The Central Bank investigation found that the Firm failed to put into place an effective trade surveillance framework to monitor, detect and report suspicious orders and transactions regarding market abuse between July 2016 to January 2022. The Firm admitted to the breach, reducing the €1,750,000 fine by 30%.

The failures by the Firm provide a useful reminder of regulated firms' obligations under MAR, including:

  1. Risk identification - firms are expected to identify critical market abuse risks to which they are potentially exposed as a result of their business model and activities. The identifying of such risks must be formalised or written down.
  2. Risk monitoring - firms are expected to calibrate the alert parameters and thresholds appropriately within its automated trade surveillance system in order to detect potential instances of market abuse. Where decisions to amend parameters for insider dealing alerts are taken, they must be substantiated by rationale or quantitative metrics in relation to the design or operational effectiveness of the alerts.
  3. Governance arrangements - firms are expected to have a "four-eye" approval process in place in relation to parameter changes on their automated trade surveillance system. This process involves any change to be subject to approval by at least two people as a control mechanism. Firms must also document a governance structure in respect of both the automated and manual monitoring of market abuse behaviour.
  4. Third Line of defence – the three lines of defence model is an important component in ensuring an organisation establishes and maintains effective arrangements, systems and procedures for the detection and reporting of suspicious orders and transactions.

Commenting on the enforcement action, the Central Bank's Director of Enforcement and Anti-Money Laundering, Seána Cunningham stated that "effective trade surveillance facilitates the submission of high quality Suspicious Transaction Order Reports (STORs) by firms to the Central Bank, which assist in the detection and combatting of market abuse". She reminded firms that this obligation is further detailed in the Regulatory Technical Standards, which were developed by the European Securities and Markets Authority and that the Central Bank has repeatedly highlighted the importance of compliance with MAR since it came into force, through supervisory engagements, Dear CEO letters and Securities Markets Risk Outlook Reports. Finally, she reinforced the Central Bank's expectation of board and senior management to take "full ownership of the governance of market conduct risk".

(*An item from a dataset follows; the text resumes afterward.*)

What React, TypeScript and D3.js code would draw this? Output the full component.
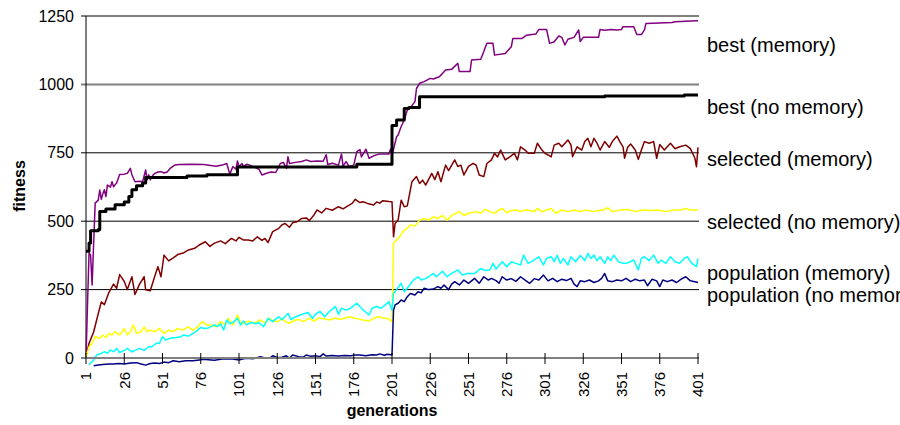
import React from "react";
import * as d3 from "d3";

// [generation, fitness] pairs
const bestMemory: [number, number][] = [
  [1, 0], [2, 200], [3, 384], [4, 376], [5, 267], [6, 420], [7, 566], [9, 577], [10, 614], [11, 580],
  [12, 600], [13, 615], [14, 590], [15, 632], [17, 625], [18, 644], [19, 626], [21, 640], [23, 671],
  [26, 672], [28, 675], [30, 693], [31, 670], [33, 644], [36, 646], [38, 644], [40, 687], [41, 651],
  [42, 670], [43, 651], [45, 670], [46, 675], [48, 680], [50, 681], [52, 676], [54, 680], [56, 693],
  [59, 705], [62, 707], [70, 708], [78, 707], [86, 701], [90, 705], [93, 711], [95, 672], [97, 700],
  [99, 690], [100, 720], [101, 700], [103, 711], [104, 700], [106, 708], [108, 705], [110, 700],
  [114, 690], [116, 669], [119, 675], [122, 680], [125, 678], [128, 711], [130, 715], [132, 693],
  [133, 736], [134, 711], [138, 715], [142, 718], [145, 724], [148, 718], [152, 720], [156, 719],
  [158, 743], [159, 707], [162, 712], [166, 705], [168, 746], [169, 701], [171, 718], [173, 700],
  [176, 705], [178, 754], [180, 762], [181, 735], [184, 763], [186, 730], [189, 739], [193, 746],
  [199, 746], [200, 763], [201, 740], [204, 809], [205, 815], [207, 846], [209, 870], [211, 906],
  [213, 915], [216, 937], [217, 985], [219, 1004], [222, 1010], [226, 1022], [228, 1020], [232, 1028],
  [236, 1053], [240, 1055], [244, 1077], [245, 1047], [252, 1047], [253, 1089], [259, 1092],
  [261, 1120], [263, 1150], [267, 1150], [268, 1107], [275, 1113], [279, 1138], [280, 1168],
  [286, 1168], [289, 1180], [295, 1184], [297, 1201], [302, 1201], [304, 1150], [307, 1156],
  [310, 1177], [312, 1172], [314, 1144], [316, 1165], [320, 1172], [323, 1199], [324, 1157],
  [326, 1172], [336, 1172], [337, 1201], [340, 1198], [344, 1201], [348, 1199], [351, 1201],
  [352, 1211], [359, 1211], [361, 1182], [364, 1182], [366, 1199], [367, 1223], [384, 1226],
  [386, 1229], [400, 1233], [401, 1233],
];

const bestNoMemory: [number, number][] = [
  [1, 390], [3, 420], [4, 465], [9, 470], [10, 535], [14, 545], [20, 560], [26, 570], [29, 590],
  [31, 615], [34, 630], [38, 640], [40, 660], [67, 665], [80, 670], [100, 698], [178, 708],
  [201, 850], [204, 870], [209, 912], [212, 916], [219, 955], [340, 958], [392, 961], [401, 961],
];

const selectedMemory: [number, number][] = [
  [1, 5], [3, 54], [6, 95], [8, 140], [11, 205], [13, 195], [16, 240], [19, 270], [21, 255], [23, 305],
  [26, 280], [28, 250], [31, 297], [33, 232], [36, 270], [39, 297], [40, 249], [43, 246], [46, 300],
  [48, 334], [50, 297], [52, 376], [55, 355], [58, 366], [61, 378], [65, 385], [68, 395], [72, 401],
  [75, 413], [79, 425], [82, 408], [85, 420], [89, 428], [92, 418], [96, 437], [99, 428], [101, 441],
  [104, 431], [107, 431], [110, 428], [113, 443], [116, 430], [118, 437], [120, 422], [123, 462],
  [127, 474], [129, 486], [131, 492], [134, 478], [136, 494], [139, 498], [142, 510], [145, 512],
  [147, 502], [150, 523], [152, 541], [155, 530], [158, 547], [162, 540], [166, 553], [169, 545],
  [173, 559], [175, 565], [177, 580], [180, 568], [182, 571], [185, 565], [189, 559], [191, 570],
  [193, 566], [195, 575], [199, 572], [201, 571], [202, 443], [203, 492], [205, 504], [207, 577],
  [209, 553], [211, 556], [214, 644], [217, 663], [219, 638], [221, 650], [223, 632], [227, 675],
  [229, 652], [231, 681], [233, 644], [236, 705], [238, 685], [242, 724], [244, 700], [246, 705],
  [248, 669], [251, 700], [254, 711], [256, 705], [258, 669], [261, 663], [263, 711], [266, 724],
  [268, 748], [270, 735], [272, 760], [275, 724], [278, 735], [281, 748], [283, 724], [285, 772],
  [288, 760], [290, 748], [294, 748], [296, 785], [299, 760], [301, 748], [303, 742], [305, 735],
  [307, 778], [310, 785], [312, 772], [316, 797], [318, 778], [319, 736], [322, 772], [325, 760],
  [327, 791], [329, 803], [331, 772], [333, 803], [335, 785], [337, 760], [340, 791], [343, 770],
  [345, 791], [348, 811], [350, 790], [352, 772], [353, 730], [355, 770], [357, 782], [360, 760],
  [362, 726], [364, 760], [366, 791], [369, 785], [372, 791], [374, 730], [376, 780], [379, 760],
  [383, 785], [386, 765], [389, 772], [393, 778], [396, 765], [399, 730], [400, 699], [401, 770],
];

const selectedNoMemory: [number, number][] = [
  [1, 5], [3, 41], [5, 54], [7, 78], [10, 72], [12, 84], [14, 75], [16, 90], [18, 84], [20, 96],
  [23, 84], [26, 108], [28, 84], [30, 96], [32, 121], [34, 90], [37, 96], [39, 114], [41, 96],
  [43, 102], [46, 96], [49, 108], [52, 90], [55, 102], [58, 96], [61, 108], [64, 102], [68, 114],
  [71, 102], [74, 114], [77, 133], [80, 120], [83, 121], [86, 114], [89, 133], [92, 121], [94, 145],
  [97, 121], [100, 157], [102, 130], [104, 127], [107, 135], [110, 128], [112, 131], [115, 139],
  [118, 128], [121, 145], [124, 133], [126, 133], [129, 143], [132, 131], [134, 127], [137, 137],
  [140, 141], [143, 133], [147, 145], [150, 135], [153, 146], [157, 143], [160, 139], [164, 146],
  [167, 141], [170, 145], [173, 151], [176, 146], [179, 143], [182, 139], [186, 135], [189, 145],
  [192, 151], [195, 146], [198, 145], [201, 133], [202, 419], [204, 431], [206, 443], [208, 462],
  [210, 470], [213, 486], [216, 482], [219, 504], [222, 510], [225, 504], [228, 516], [231, 510],
  [234, 521], [237, 504], [240, 521], [245, 535], [248, 521], [251, 529], [256, 535], [259, 529],
  [262, 543], [265, 535], [268, 529], [271, 541], [273, 547], [276, 531], [279, 539], [282, 541],
  [285, 535], [288, 541], [291, 539], [294, 535], [296, 547], [299, 535], [302, 541], [305, 547],
  [308, 529], [312, 541], [316, 535], [320, 541], [324, 535], [328, 541], [332, 535], [336, 539],
  [339, 541], [342, 549], [345, 535], [350, 541], [355, 543], [360, 535], [365, 541], [370, 539],
  [375, 541], [380, 535], [385, 541], [390, 541], [393, 547], [396, 541], [401, 541],
];

const populationMemory: [number, number][] = [
  [3, -25], [6, -7], [8, 11], [11, 17], [13, 23], [15, 17], [17, 29], [19, 23], [21, 35], [23, 20],
  [26, 28], [28, 35], [31, 22], [33, 28], [36, 35], [39, 28], [42, 41], [44, 41], [47, 54], [49, 54],
  [51, 78], [53, 66], [56, 72], [60, 75], [63, 78], [65, 84], [68, 80], [71, 90], [74, 102], [76, 112],
  [78, 108], [81, 110], [85, 121], [87, 115], [89, 125], [91, 102], [93, 139], [95, 125], [97, 130],
  [100, 145], [102, 121], [104, 135], [106, 121], [109, 130], [112, 125], [114, 130], [117, 114],
  [120, 145], [123, 133], [127, 151], [129, 140], [133, 163], [135, 140], [138, 151], [141, 157],
  [146, 166], [149, 145], [151, 160], [154, 170], [157, 151], [160, 170], [164, 188], [166, 160],
  [168, 182], [171, 175], [174, 182], [178, 200], [181, 182], [186, 157], [188, 182], [191, 188],
  [194, 182], [199, 206], [201, 175], [202, 236], [204, 250], [207, 273], [209, 242], [212, 262],
  [215, 285], [218, 297], [220, 285], [223, 290], [225, 297], [228, 309], [230, 297], [234, 317],
  [237, 297], [240, 309], [244, 322], [247, 303], [250, 309], [255, 309], [259, 327], [262, 320],
  [265, 322], [267, 346], [269, 325], [273, 352], [276, 334], [279, 352], [282, 346], [285, 340],
  [287, 376], [290, 346], [293, 355], [297, 370], [300, 340], [302, 364], [305, 370], [307, 352],
  [309, 375], [311, 346], [313, 364], [316, 340], [318, 370], [321, 352], [324, 375], [327, 356],
  [329, 382], [331, 364], [333, 376], [335, 356], [337, 370], [340, 346], [342, 370], [344, 356],
  [346, 376], [349, 352], [352, 346], [354, 346], [356, 350], [359, 358], [362, 322], [364, 364],
  [366, 370], [369, 356], [372, 376], [375, 346], [377, 358], [380, 346], [383, 370], [386, 352],
  [389, 346], [392, 364], [394, 370], [397, 346], [400, 334], [401, 364],
];

const populationNoMemory: [number, number][] = [
  [6, -28], [9, -26], [12, -24], [16, -22], [19, -22], [22, -20], [26, -22], [30, -18], [34, -17],
  [37, -22], [40, -26], [43, -20], [46, -18], [49, -20], [52, -15], [55, -17], [58, -10], [62, -14],
  [66, -10], [71, -10], [75, -7], [78, -5], [81, -6], [85, -8], [90, -4], [95, -3], [97, -4],
  [101, -7], [104, -3], [106, -1], [110, -3], [115, 5], [118, 0], [121, -1], [123, 8], [126, 2],
  [129, 3], [132, 8], [134, -1], [136, 11], [140, 5], [143, 3], [145, 11], [148, 6], [151, 8],
  [154, 5], [156, 15], [158, 7], [162, 9], [166, 7], [170, 9], [174, 8], [177, 11], [180, 11],
  [184, 8], [188, 12], [191, 11], [193, 15], [196, 10], [198, 14], [201, 11], [202, 175], [203, 194],
  [205, 200], [207, 212], [209, 206], [211, 224], [213, 236], [216, 230], [218, 242], [220, 238],
  [222, 255], [225, 250], [228, 252], [231, 261], [233, 255], [235, 267], [238, 250], [240, 270],
  [242, 279], [245, 267], [248, 285], [251, 273], [255, 291], [258, 273], [261, 297], [264, 285],
  [266, 291], [269, 283], [271, 273], [273, 297], [276, 285], [279, 290], [282, 280], [285, 297],
  [288, 285], [291, 273], [294, 290], [297, 285], [300, 303], [303, 282], [306, 291], [309, 279],
  [312, 288], [315, 283], [318, 291], [320, 270], [322, 261], [324, 282], [327, 279], [330, 285],
  [333, 276], [336, 282], [338, 291], [340, 309], [342, 282], [345, 279], [348, 285], [351, 282],
  [354, 291], [357, 279], [360, 288], [363, 282], [366, 285], [368, 264], [371, 288], [374, 282],
  [376, 261], [378, 285], [381, 279], [384, 285], [387, 276], [390, 288], [393, 297], [396, 282],
  [399, 279], [401, 276],
];

const xTicks = [1, 26, 51, 76, 101, 126, 151, 176, 201, 226, 251, 276, 301, 326, 351, 376, 401];
const yTicks = [0, 250, 500, 750, 1000, 1250];

const seriesLabels = [
  { text: "best (memory)", y: 45 },
  { text: "best (no memory)", y: 107 },
  { text: "selected (memory)", y: 159 },
  { text: "selected (no memory)", y: 222 },
  { text: "population (memory)", y: 273 },
  { text: "population (no memory)", y: 295 },
];

const font = "'Liberation Sans', Arial, sans-serif";

export default function App() {
  const x = d3.scaleLinear().domain([1, 401]).range([86, 698]);
  const y = d3.scaleLinear().domain([0, 1250]).range([358, 16]);

  const line = d3
    .line<[number, number]>()
    .x((d) => x(d[0]))
    .y((d) => y(d[1]));
  const stepLine = d3
    .line<[number, number]>()
    .x((d) => x(d[0]))
    .y((d) => y(d[1]))
    .curve(d3.curveStepAfter);

  const series = [
    { data: bestMemory, color: "#800080", width: 1.5 },
    { data: bestNoMemory, color: "#000000", width: 3, step: true },
    { data: selectedMemory, color: "#800000", width: 1.5 },
    { data: selectedNoMemory, color: "#FFFF00", width: 1.5 },
    { data: populationMemory, color: "#00FFFF", width: 1.5 },
    { data: populationNoMemory, color: "#000080", width: 1.5 },
  ];

  return (
    <svg
      width={900}
      height={425}
      style={{ position: "absolute", left: 0, top: 0, background: "#fff" }}
      fontFamily={font}
    >
      {/* gridlines */}
      {yTicks.slice(1).map((t) => (
        <line
          key={t}
          x1={81}
          x2={699}
          y1={y(t)}
          y2={y(t)}
          stroke={t >= 1000 ? "#808080" : "#000"}
          strokeWidth={t >= 1000 ? 2 : 1}
        />
      ))}
      {/* y axis */}
      <line x1={86} x2={86} y1={y(1250)} y2={y(0)} stroke="#000" strokeWidth={1} />
      {yTicks.map((t) => (
        <text key={t} x={74} y={y(t)} dy="0.35em" textAnchor="end" fontSize={16}>
          {t}
        </text>
      ))}
      {/* series */}
      {series.map((s, i) => (
        <path
          key={i}
          d={(s.step ? stepLine : line)(s.data) || ""}
          fill="none"
          stroke={s.color}
          strokeWidth={s.width}
          strokeLinejoin="round"
        />
      ))}
      {/* x axis */}
      <line x1={81} x2={699} y1={y(0)} y2={y(0)} stroke="#808080" strokeWidth={2} />
      {xTicks.map((t) => (
        <g key={t}>
          <line x1={x(t)} x2={x(t)} y1={353} y2={364} stroke="#000" strokeWidth={1} />
          <text
            transform={`translate(${x(t)},372) rotate(-90)`}
            dy="0.35em"
            textAnchor="end"
            fontSize={15}
          >
            {t}
          </text>
        </g>
      ))}
      {/* axis titles */}
      <text
        transform="translate(25,186) rotate(-90)"
        textAnchor="middle"
        fontSize={16}
        fontWeight="bold"
      >
        fitness
      </text>
      <text x={392} y={416} textAnchor="middle" fontSize={16} fontWeight="bold">
        generations
      </text>
      {/* series labels */}
      {seriesLabels.map((l) => (
        <text key={l.text} x={707} y={l.y} dy="0.35em" fontSize={20}>
          {l.text}
        </text>
      ))}
    </svg>
  );
}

2. Central Bank of Ireland publishes its new Regulatory and Supervisory Outlook for 2024/25

On 29 February 2024, the Central Bank of Ireland ("Central Bank") published its Regulatory and Supervisory Outlook for 2024 ("Outlook"). The Central Bank explains that it plans to publish this Outlook annually and will set out the key risks and trends that the financial sector is experiencing, alongside the regulatory and supervisory priorities it will set in response to them. It should be noted that the Central Bank also published the letter that it sent to the Minister for Finance regarding its financial regulation priorities.

The Outlook firstly considers the risk environment and details the Central Bank's assessment of those risks and then details its priorities in the context of that risk assessment. It also includes a "spotlight" look at three areas including AI, Consumer Risk and Financial Crime.

Looking specifically at the supervisory priorities, the Outlook details 6 cross sectoral supervisory priorities and what it expects firms to do in response to these priorities. The priorities focus on:

  • managing risk;
  • being consumer-centric;
  • resiliency;
  • managing change;
  • addressing climate change risk; and
  • responding to operating framework deficiencies.

The Central Bank states that it will particularly be focused on the revision of the Consumer Protection Code, continuing to progress work both internationally and domestically to address systemic risks from the non-bank sector, ongoing implementation of the Individual Accountability Framework and preparation for the implementation of Markets in Crypto Assets Regulation and the Digital Operational Resilience Act.

With regards to the specific sectors, the Central Bank considers each regulated sector in turn detailing the risks relevant to the sector and then outlines its key supervisory activities on the back of those risks. Much of what is detailed is as had been expected. It should be noted that these supervisory activities are for a two year period.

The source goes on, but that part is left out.